Still kicking yourself for missing The Invisible Made Visible, May’s live production of radio show This American Life that was simulcast in sold-out theatres across the world? Kick no more: The two-hour show is now available for a $5 download or a $16 DVD.

Some of the segments have since been broadcast over the air, but even if you’ve already heard comedian Tig Notaro’s standup routine about a series of bizarro bump-ins with Eighties pop balladeer Taylor Dayne, there’s really no underselling the sight of Notaro at work – she works the audience like a champ. TAL favorites pop in: an especially dyspeptic David Sedaris in clown face; Mike Birbiglia, directing and starring in a short film goof that’s pitched at Terry Gross super-fans; and house band OK GO, rocking hand bells and using the smartphone-packing audience for symphonic backup.

All facets of the show reflect the stretch to incorporate visual punch into a sound-bound medium, as when Ryan Knighton describes what it’s like for a blind man to build a map in his mind of an unfamiliar hotel room; he’s accompanied by an animated schematic of the room that slowly fills in as he describes getting the lay of the land.

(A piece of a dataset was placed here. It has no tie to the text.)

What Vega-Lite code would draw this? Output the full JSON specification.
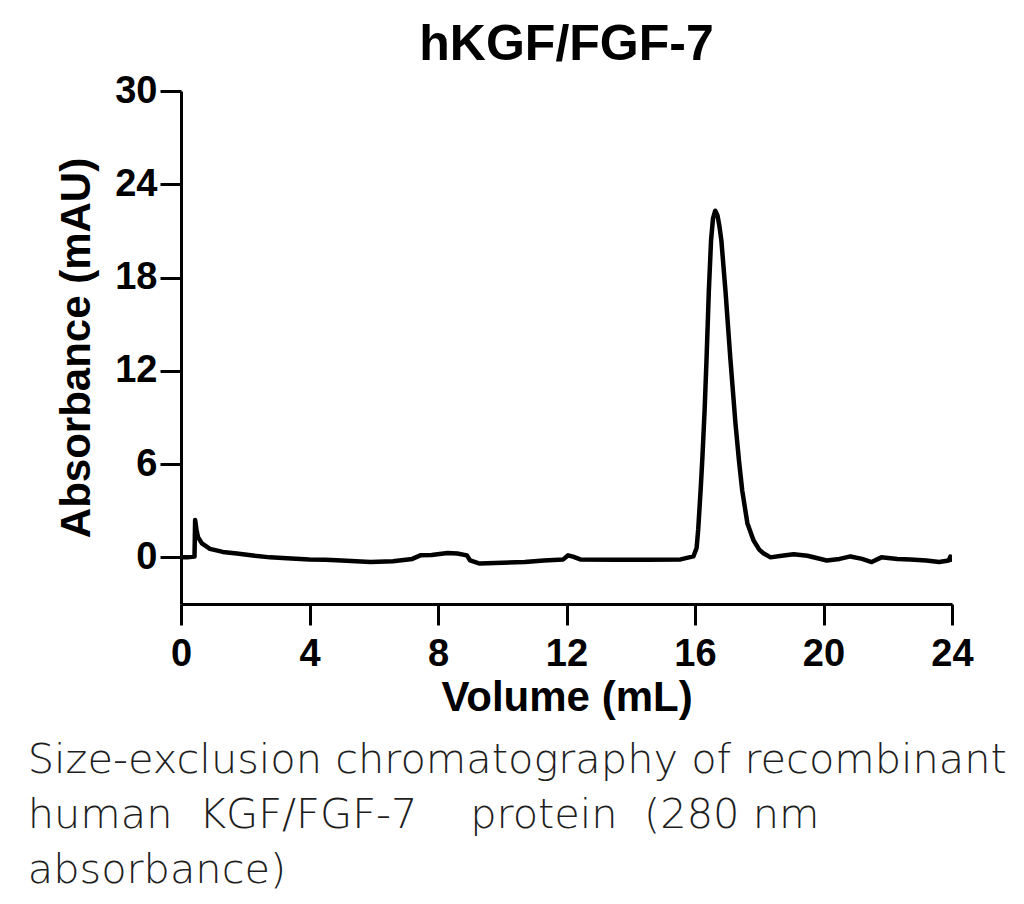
{
  "$schema": "https://vega.github.io/schema/vega-lite/v6.json",
  "padding": {"left": 27, "top": 20, "right": 10, "bottom": 10},
  "background": "white",
  "title": {
    "text": ["Size-exclusion chromatography of recombinant", "human\u00a0 KGF/FGF-7\u00a0\u00a0\u00a0 protein\u00a0 (280 nm", "absorbance)"],
    "orient": "bottom",
    "anchor": "start",
    "frame": "bounds",
    "font": "DejaVu Sans",
    "fontSize": 41.5,
    "fontWeight": 300,
    "color": "#1e1e1e",
    "lineHeight": 55,
    "offset": 22,
    "dx": -28
  },
  "vconcat": [
    {
      "width": 771,
      "height": 513,
      "title": {
        "text": "hKGF/FGF-7",
        "anchor": "middle",
        "frame": "group",
        "font": "Liberation Sans",
        "fontSize": 50,
        "fontWeight": "bold",
        "color": "black",
        "offset": 2
      },
      "data": {
        "values": [
          {"v": 0, "a": 0},
          {"v": 0.2, "a": 0},
          {"v": 0.42, "a": 0.05},
          {"v": 0.44, "a": 2.4},
          {"v": 0.48, "a": 1.8},
          {"v": 0.53, "a": 1.3},
          {"v": 0.65, "a": 0.9},
          {"v": 0.9, "a": 0.55},
          {"v": 1.3, "a": 0.35},
          {"v": 1.74, "a": 0.25},
          {"v": 2.3, "a": 0.1},
          {"v": 2.77, "a": 0.0},
          {"v": 3.3, "a": -0.05},
          {"v": 4.0, "a": -0.13},
          {"v": 4.5, "a": -0.15},
          {"v": 5.0, "a": -0.2},
          {"v": 5.9, "a": -0.3},
          {"v": 6.6, "a": -0.25},
          {"v": 7.2, "a": -0.1},
          {"v": 7.45, "a": 0.13},
          {"v": 7.8, "a": 0.15},
          {"v": 8.3, "a": 0.28},
          {"v": 8.6, "a": 0.25},
          {"v": 8.9, "a": 0.13},
          {"v": 9.0, "a": -0.2},
          {"v": 9.3, "a": -0.4},
          {"v": 10.0, "a": -0.35},
          {"v": 10.7, "a": -0.3},
          {"v": 11.3, "a": -0.2},
          {"v": 11.9, "a": -0.13},
          {"v": 12.05, "a": 0.13},
          {"v": 12.2, "a": 0.05},
          {"v": 12.43, "a": -0.13},
          {"v": 13.5, "a": -0.15},
          {"v": 14.5, "a": -0.15},
          {"v": 15.55, "a": -0.13},
          {"v": 15.95, "a": 0.06},
          {"v": 16.05, "a": 0.6},
          {"v": 16.1, "a": 1.8},
          {"v": 16.18, "a": 4.5},
          {"v": 16.23, "a": 6.4},
          {"v": 16.3, "a": 9.5},
          {"v": 16.36, "a": 12.8},
          {"v": 16.43, "a": 17.1},
          {"v": 16.5, "a": 20.4},
          {"v": 16.56, "a": 21.8},
          {"v": 16.63, "a": 22.3},
          {"v": 16.7, "a": 22.0},
          {"v": 16.76, "a": 21.3},
          {"v": 16.82, "a": 20.4},
          {"v": 16.95, "a": 17.1},
          {"v": 17.1, "a": 12.8},
          {"v": 17.26, "a": 8.6},
          {"v": 17.37, "a": 6.2},
          {"v": 17.47, "a": 4.3},
          {"v": 17.63, "a": 2.2},
          {"v": 17.82, "a": 1.1},
          {"v": 18.0, "a": 0.5},
          {"v": 18.13, "a": 0.26},
          {"v": 18.35, "a": 0.0},
          {"v": 18.7, "a": 0.1},
          {"v": 19.07, "a": 0.2},
          {"v": 19.5, "a": 0.1},
          {"v": 20.1, "a": -0.2},
          {"v": 20.5, "a": -0.1},
          {"v": 20.84, "a": 0.06},
          {"v": 21.2, "a": -0.1},
          {"v": 21.5, "a": -0.3},
          {"v": 21.8, "a": 0.0},
          {"v": 22.3, "a": -0.1},
          {"v": 22.7, "a": -0.13},
          {"v": 23.2, "a": -0.2},
          {"v": 23.6, "a": -0.3},
          {"v": 23.9, "a": -0.2},
          {"v": 23.95, "a": 0.05},
          {"v": 24.0, "a": -0.15}
        ]
      },
      "mark": {"type": "line", "color": "black", "strokeWidth": 4.5, "strokeJoin": "round", "strokeCap": "round", "clip": true},
      "encoding": {
        "x": {
          "field": "v",
          "type": "quantitative",
          "scale": {"domain": [0, 24], "nice": false, "zero": false},
          "axis": {
            "values": [0, 4, 8, 12, 16, 20, 24],
            "title": "Volume (mL)",
            "titlePadding": 4
          }
        },
        "y": {
          "field": "a",
          "type": "quantitative",
          "scale": {"domain": [-3, 30], "nice": false, "zero": false},
          "axis": {
            "values": [0, 6, 12, 18, 24, 30],
            "title": "Absorbance (mAU)",
            "titlePadding": 16,
            "labelPadding": 3
          }
        }
      }
    }
  ],
  "config": {
    "view": {"stroke": null},
    "axis": {
      "grid": false,
      "domainColor": "black",
      "domainWidth": 3,
      "tickColor": "black",
      "tickWidth": 3,
      "tickSize": 21,
      "labelFont": "Liberation Sans",
      "labelFontSize": 38,
      "labelFontWeight": "bold",
      "labelColor": "black",
      "labelPadding": 10,
      "titleFont": "Liberation Sans",
      "titleFontSize": 42,
      "titleFontWeight": "bold",
      "titleColor": "black",
      "labelFlush": false,
      "labelOverlap": false
    }
  }
}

But it’s the three dance sequences, stripped of words altogether, that mark the film’s high point. NYC dance troupe Monica Bill Barnes & Company supplies two dance numbers (host Ira Glass says he first got the idea for another live show while watching them perform), and the dancers are funny and lively and with faces expressive enough for vaudeville. The other dance number is of an entirely different tempo, and it’s a heartbreaker: TAL regular David Rakoff interrupts a monologue – about his years living with cancer, his flail arm, and the possibilities now shut off to him, like dancing – to break into an elegant glide across the stage set to Nat King Cole’s “What’ll I Do?” The piece is about David Rakoff – one senses he’s dancing for himself, not an audience – but watching him, just three months shy of his death, doing a thing that seemed out of reach – well, you’d be forgiven for turning inward and wondering what’s holding you back from so much possibility.


ALSO OUT ON DVD:

Masterpiece Theatre junkies tearing their hair out for Downton Abbey’s season 3 premiere on Jan. 6 might find some sustenance in Call the Midwife: Season One (BBC Warner, $34.98): The BBC drama is about midwives in London’s downtrodden East End circa 1957.

And in lieu of thumb-twiddling till the March 31 season three debut of the deeply addictive fantasy saga Game of Thrones, it might be more productive to dive back into season one: Game of Thrones: The Complete First Season (Collector's Edition) (HBO Home Video, $99.97) is a Blu-ray/DVD/digital copy combo that includes a dragon egg paperweight and a Blu-ray bonus disc of Season 2’s premiere episode. A similar season 2 combo release comes out Feb. 19.